Serena Williams’s former coach has opened up about the fights he used to have with the 23-time Grand Slam champion over her weight.
In an interview with The Guardian published Thursday, Patrick Mouratoglou reflected on Williams’s comments on Today where she explained that her coach said she needed to lose weight to be a better tennis player.
“Oh I remember it very well,” the coach told the publication, who helped Williams win 10 of her Grand Slam titles. “It was after the pregnancy – not right after; I know these things take time. I told her: ‘Listen, this is not a comment on how you look. It’s not my problem.’”
The now-retired tennis player shares two children with her husband, Reddit co-founder Alexis Ohanian. The couple has two daughters: Alexis Olympia Ohanian Jr., 8, and Adira Ohanian, 2. With the birth of both children, Williams had struggled to lose weight.

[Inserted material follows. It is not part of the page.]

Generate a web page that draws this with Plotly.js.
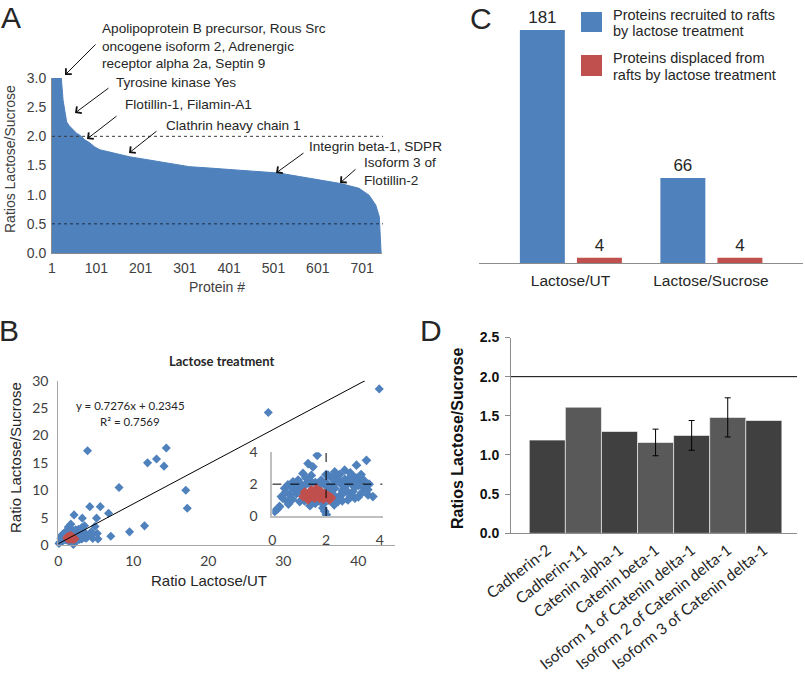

Her former coach continued: “But tennis is a sport in which you can’t afford to be overweight. First of all, the pressure on your joints and everything is so big that your chances [of injury] become much higher. The second thing is it’s a sport in which you change directions all the time and with a lot of speed. Even one kilo overweight is a lot.

“When you go full speed in one direction with one kilo extra and then need to stop and come back, the time that you lose is really important,” he continued. “Just look at the best players in the world – [Carlos] Alcaraz, [Jannik] Sinner, [Novak] Djokovic. Think about their movement. The weight was affecting her movement.”
Mouratoglou said that because of her age, it would be more difficult for Williams’s body to adjust to the way it was before her pregnancy.
“We had a few fights about it. I remember she did not like when I said that because she thought I was judging her,” he said. “But I kept telling her, I don’t care about your look. It’s not my job. My job is your tennis.”
Last month, Williams revealed she used a GLP-1 — medications like Ozempic and Wegovy that impact satiety — to help her achieve her weight loss goals and has since lost 31 pounds.
“I feel great,” she told the People at the time. “I feel really good and healthy. I feel light physically and light mentally.”
She also acknowledged the controversy surrounding the use of GLP-1s, but remained adamant that the medication added to her healthy eating and workout routines.
“I just can do more. I’m more active,” Williams said of shedding the weight. “My joints don’t hurt as much. I just feel like something as simple as just getting down is a lot easier for me. And I do it a lot faster.”
Mouratoglou was asked by The Guardian if he wished Williams had started taking a GLP-1 medication years ago. He responded, “I’m not the type of guy who’s looking back and having regrets. But, yeah, if she would have been in this position physically, the results would have been better.”